‘The Best Man: The Final Chapters’ Becomes First Peacock Original Series to Make Nielsen Top 10 Streaming List

Streaming provider Peacock had a big win at Nielsen thanks to the success of The Best Man: The Final Chapters series.

After its December 22 premiere on Peacock, The Best Man: The Final Chapters became Peacock’s first original project to make Nielsen’s Top 10 streaming rankings, Variety reported. Data shows in within four days of its premiere, the series ranked at No. 5 on Nielsen’s Top 10 Streaming Originals chart for the Dec. 19-25 viewing period.

The ranking made The Final Chapters Peacock’s biggest series debut to date, topping the previous titleholder, Bel-Air, Peacock’s dramatic reimagining of the ’90s sitcom, The Fresh Prince of Bel-Air. According to Nielsen, The Best Man: The Final Chapters also closed out 2022 and opened 2023 as the No. 1 streaming series among Black audiences.

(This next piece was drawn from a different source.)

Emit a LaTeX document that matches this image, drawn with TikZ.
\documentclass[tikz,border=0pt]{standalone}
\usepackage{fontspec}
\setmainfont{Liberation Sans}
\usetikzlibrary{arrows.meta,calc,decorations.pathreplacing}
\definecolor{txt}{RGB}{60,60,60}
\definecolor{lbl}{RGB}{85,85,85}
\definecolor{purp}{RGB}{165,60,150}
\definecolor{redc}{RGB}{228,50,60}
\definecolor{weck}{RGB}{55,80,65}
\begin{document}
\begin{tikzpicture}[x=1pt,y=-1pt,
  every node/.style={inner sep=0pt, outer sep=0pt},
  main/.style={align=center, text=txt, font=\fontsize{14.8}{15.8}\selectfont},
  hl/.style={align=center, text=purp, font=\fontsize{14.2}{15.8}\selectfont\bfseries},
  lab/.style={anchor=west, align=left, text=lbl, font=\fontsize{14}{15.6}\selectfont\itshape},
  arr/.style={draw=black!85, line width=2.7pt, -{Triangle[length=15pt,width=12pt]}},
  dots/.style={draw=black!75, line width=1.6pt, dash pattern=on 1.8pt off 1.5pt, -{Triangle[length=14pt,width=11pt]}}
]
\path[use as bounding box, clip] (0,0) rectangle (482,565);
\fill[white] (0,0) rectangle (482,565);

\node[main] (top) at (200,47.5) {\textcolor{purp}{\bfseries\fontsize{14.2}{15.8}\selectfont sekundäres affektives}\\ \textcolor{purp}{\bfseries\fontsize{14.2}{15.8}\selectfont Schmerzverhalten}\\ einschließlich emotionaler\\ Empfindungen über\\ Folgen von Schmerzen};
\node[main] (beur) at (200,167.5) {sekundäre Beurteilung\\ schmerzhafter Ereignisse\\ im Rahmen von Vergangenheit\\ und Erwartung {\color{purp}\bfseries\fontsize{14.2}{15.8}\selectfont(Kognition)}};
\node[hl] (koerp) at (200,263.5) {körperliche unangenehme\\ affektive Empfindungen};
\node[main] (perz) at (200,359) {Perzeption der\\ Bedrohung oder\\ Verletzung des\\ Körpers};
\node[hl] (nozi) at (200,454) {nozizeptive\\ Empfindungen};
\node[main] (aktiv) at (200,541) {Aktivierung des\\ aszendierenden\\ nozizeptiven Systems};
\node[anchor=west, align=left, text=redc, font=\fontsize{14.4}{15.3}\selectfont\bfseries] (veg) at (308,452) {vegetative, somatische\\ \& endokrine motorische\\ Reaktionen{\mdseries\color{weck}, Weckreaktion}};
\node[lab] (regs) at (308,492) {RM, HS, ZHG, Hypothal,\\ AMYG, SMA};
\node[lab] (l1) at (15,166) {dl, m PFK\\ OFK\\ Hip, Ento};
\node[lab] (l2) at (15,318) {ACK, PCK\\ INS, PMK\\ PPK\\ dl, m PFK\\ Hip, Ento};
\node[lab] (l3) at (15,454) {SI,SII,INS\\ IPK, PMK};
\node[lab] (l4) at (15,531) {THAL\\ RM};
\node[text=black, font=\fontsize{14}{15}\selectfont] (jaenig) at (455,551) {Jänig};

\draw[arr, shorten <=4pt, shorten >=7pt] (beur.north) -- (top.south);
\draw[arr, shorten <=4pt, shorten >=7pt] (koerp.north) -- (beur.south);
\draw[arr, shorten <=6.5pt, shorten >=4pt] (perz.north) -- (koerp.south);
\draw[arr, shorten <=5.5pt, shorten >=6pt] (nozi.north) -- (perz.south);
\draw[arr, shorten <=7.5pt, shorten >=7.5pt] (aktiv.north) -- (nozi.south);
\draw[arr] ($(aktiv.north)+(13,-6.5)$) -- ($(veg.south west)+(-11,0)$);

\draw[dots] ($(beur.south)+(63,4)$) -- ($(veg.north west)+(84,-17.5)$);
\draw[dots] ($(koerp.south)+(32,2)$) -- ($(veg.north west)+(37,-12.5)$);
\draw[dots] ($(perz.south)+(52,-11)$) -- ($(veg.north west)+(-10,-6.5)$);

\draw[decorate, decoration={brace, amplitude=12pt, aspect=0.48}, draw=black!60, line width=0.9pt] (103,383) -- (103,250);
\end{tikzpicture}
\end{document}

Along with the previous record set by Bel-Air, Peacock’s biggest success in original series are within Black content that taps into the nostalgia of the 90s.

The Best Man: The Final Chapters is the third installment of the beloved 1999 romantic comedy, The Best Man, and the 2013 sequel, The Best Man Holiday. The Peacock series catches up with the characters from the original film as they navigate the unpredictable stages of midlife crisis meets midlife renaissance.

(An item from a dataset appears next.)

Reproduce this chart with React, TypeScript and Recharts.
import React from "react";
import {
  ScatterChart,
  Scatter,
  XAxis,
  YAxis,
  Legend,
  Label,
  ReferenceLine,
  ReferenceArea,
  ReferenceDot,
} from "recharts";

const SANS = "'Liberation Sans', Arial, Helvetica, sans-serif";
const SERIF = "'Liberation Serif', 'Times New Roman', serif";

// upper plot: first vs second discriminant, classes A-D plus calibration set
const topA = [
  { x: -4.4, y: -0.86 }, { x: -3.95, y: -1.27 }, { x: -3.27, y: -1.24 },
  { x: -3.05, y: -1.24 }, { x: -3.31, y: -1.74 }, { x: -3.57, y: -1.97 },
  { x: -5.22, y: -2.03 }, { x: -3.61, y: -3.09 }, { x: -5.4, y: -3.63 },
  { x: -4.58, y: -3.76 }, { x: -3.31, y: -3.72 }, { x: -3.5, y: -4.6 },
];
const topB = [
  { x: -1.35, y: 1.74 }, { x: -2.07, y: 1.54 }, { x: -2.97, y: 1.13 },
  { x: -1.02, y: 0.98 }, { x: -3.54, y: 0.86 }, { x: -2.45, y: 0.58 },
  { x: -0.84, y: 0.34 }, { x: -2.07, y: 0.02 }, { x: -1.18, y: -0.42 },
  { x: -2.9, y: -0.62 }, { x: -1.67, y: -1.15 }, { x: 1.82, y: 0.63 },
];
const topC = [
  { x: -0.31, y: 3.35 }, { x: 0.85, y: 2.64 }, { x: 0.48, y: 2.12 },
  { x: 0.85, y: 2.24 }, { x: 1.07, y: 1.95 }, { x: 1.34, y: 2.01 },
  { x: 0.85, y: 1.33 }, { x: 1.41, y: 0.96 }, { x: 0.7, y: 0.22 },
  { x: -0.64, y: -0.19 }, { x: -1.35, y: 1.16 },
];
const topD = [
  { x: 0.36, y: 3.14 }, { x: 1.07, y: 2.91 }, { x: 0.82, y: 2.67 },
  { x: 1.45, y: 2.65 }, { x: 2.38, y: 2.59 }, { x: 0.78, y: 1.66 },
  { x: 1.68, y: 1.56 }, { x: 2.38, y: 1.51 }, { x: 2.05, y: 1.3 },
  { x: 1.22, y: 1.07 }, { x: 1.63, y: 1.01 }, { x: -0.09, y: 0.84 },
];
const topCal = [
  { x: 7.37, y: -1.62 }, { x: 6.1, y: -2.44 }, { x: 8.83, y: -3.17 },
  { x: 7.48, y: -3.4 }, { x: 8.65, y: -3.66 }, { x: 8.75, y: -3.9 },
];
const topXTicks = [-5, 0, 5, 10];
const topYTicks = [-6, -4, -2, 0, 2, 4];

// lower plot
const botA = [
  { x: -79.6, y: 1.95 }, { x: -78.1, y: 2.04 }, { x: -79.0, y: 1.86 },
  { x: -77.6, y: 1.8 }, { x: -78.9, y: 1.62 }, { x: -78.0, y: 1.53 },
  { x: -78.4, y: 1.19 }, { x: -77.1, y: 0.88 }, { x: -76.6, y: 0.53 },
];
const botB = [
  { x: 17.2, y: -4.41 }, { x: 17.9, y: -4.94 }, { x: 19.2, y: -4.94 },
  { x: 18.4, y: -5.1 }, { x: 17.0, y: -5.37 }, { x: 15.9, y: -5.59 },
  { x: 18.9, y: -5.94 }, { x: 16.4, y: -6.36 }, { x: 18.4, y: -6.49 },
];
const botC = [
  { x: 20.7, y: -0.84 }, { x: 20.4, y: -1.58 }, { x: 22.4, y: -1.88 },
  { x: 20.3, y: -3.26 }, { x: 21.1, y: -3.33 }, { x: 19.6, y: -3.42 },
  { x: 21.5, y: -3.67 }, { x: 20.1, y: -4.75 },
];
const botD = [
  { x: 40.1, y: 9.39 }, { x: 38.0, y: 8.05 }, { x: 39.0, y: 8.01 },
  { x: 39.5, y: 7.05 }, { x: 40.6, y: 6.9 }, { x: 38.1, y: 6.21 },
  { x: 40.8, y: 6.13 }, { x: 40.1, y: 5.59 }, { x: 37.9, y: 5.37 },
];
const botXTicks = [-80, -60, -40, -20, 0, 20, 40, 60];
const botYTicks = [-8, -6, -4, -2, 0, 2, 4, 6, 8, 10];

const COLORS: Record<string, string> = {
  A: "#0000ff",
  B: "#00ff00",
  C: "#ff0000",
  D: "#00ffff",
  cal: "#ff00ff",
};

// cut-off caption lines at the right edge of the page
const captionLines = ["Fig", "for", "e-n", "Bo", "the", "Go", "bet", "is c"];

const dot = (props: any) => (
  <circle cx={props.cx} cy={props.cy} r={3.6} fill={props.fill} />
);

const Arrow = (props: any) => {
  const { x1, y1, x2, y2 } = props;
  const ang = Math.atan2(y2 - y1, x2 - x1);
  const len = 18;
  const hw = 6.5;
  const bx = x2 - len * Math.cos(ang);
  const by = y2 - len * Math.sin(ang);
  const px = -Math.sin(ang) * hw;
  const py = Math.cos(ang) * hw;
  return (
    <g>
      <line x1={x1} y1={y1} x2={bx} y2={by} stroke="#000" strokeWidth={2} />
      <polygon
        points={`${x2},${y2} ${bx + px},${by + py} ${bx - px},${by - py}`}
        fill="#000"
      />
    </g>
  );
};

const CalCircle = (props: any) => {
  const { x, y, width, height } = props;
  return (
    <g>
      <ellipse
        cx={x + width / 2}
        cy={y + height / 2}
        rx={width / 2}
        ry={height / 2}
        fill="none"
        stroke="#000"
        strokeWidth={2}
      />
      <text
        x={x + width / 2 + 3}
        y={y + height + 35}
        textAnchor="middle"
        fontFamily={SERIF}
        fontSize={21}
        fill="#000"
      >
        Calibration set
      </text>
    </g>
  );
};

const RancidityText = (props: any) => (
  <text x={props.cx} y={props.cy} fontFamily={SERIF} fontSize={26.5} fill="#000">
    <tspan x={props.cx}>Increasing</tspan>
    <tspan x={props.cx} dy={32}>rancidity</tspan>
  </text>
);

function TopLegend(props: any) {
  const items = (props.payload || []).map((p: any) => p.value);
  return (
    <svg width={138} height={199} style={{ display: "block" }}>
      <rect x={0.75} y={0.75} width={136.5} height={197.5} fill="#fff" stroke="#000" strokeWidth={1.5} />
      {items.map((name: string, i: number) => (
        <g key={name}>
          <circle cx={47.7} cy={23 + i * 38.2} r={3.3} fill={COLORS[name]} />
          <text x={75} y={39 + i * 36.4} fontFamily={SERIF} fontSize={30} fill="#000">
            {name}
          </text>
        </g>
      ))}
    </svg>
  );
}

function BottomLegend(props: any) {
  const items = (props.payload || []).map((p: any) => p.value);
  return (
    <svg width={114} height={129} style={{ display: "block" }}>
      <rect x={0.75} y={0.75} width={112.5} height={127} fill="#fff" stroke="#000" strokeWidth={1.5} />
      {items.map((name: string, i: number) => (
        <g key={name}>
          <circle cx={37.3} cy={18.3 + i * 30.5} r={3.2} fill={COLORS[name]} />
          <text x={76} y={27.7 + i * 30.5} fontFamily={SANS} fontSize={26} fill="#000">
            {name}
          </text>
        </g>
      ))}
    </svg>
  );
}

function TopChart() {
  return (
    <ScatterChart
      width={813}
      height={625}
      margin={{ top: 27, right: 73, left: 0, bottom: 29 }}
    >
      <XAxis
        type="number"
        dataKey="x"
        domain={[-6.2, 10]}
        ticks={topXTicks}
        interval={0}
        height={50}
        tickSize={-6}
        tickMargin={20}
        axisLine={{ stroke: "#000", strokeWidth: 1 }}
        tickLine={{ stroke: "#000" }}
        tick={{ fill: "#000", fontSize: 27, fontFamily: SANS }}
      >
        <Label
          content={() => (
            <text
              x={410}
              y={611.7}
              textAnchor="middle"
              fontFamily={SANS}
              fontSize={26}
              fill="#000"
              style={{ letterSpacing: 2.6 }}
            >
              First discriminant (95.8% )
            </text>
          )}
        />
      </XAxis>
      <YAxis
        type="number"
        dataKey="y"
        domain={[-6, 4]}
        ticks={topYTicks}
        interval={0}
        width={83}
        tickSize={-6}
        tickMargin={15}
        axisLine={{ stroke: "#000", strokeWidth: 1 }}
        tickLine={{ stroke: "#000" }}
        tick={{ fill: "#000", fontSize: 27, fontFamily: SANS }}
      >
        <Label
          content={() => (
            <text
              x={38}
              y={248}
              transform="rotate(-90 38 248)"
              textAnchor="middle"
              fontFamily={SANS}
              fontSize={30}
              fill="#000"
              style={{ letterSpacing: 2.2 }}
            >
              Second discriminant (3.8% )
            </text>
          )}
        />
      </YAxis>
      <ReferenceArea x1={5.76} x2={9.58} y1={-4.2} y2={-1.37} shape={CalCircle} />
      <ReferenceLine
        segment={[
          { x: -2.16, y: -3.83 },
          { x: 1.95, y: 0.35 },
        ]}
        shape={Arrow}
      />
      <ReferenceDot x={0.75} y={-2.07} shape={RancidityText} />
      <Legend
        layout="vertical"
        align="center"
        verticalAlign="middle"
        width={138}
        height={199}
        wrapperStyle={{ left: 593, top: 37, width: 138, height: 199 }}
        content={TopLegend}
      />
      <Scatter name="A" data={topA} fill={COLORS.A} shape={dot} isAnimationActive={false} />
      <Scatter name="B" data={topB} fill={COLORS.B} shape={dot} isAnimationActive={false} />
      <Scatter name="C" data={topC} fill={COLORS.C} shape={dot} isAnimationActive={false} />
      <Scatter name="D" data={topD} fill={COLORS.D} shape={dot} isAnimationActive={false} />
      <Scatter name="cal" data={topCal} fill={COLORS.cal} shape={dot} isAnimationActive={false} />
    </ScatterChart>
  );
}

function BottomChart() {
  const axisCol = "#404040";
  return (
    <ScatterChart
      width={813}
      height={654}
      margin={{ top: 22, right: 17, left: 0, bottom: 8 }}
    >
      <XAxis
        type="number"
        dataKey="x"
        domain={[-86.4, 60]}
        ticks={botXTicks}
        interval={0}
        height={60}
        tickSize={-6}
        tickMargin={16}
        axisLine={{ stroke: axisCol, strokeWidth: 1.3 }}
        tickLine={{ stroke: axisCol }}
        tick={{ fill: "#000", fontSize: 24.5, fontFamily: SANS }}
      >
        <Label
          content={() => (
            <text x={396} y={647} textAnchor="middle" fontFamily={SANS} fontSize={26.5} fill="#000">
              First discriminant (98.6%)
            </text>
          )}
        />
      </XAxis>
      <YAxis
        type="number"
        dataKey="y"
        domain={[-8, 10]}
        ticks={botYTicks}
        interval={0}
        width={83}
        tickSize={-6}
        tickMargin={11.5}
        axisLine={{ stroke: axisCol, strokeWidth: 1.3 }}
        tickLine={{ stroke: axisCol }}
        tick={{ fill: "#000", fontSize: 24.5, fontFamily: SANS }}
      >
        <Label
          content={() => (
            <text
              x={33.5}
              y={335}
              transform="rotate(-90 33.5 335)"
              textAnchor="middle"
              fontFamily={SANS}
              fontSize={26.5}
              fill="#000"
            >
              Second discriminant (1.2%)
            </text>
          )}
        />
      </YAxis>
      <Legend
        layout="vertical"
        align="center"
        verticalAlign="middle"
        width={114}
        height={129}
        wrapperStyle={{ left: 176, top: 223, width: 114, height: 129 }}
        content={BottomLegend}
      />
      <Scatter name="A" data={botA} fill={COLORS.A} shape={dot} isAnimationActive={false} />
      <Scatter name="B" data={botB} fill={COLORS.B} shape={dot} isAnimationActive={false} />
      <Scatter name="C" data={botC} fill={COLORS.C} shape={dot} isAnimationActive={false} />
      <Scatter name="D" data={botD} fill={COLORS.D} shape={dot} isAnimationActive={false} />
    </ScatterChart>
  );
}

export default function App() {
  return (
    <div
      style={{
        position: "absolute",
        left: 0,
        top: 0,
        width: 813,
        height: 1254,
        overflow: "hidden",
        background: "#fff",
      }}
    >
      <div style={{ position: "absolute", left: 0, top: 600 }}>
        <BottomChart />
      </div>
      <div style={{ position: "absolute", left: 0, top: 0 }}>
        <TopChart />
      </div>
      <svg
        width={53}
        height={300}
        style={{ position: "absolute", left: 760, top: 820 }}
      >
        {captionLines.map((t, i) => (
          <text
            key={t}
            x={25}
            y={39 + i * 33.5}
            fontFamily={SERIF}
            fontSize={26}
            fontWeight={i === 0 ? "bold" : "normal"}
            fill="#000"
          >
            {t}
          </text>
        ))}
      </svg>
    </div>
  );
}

It stars Taye Diggs, Morris Chestnut, Regina Hall, Terrence Howard, Sanaa Lathan, Nia Long, Harold Perrineau, and Melissa De Sousa. Writer and creator Malcolm D. Lee of Blackmaled Productions served as executive producer alongside Dayna Lynne North of Loud Sis Productions, Blackmaled’s Dominique Telson, and Hivemind’s Sean Daniel.

“I felt like it was a story that was universal, that everyone would be able to relate to, had cultural specificity, and it was going to feed an audience that was really hungry for it,” Lee told one outlet. “But just so happens that it was the right story to tell with The Best Man Holiday and I really wanted to give the characters something more adult to deal with.”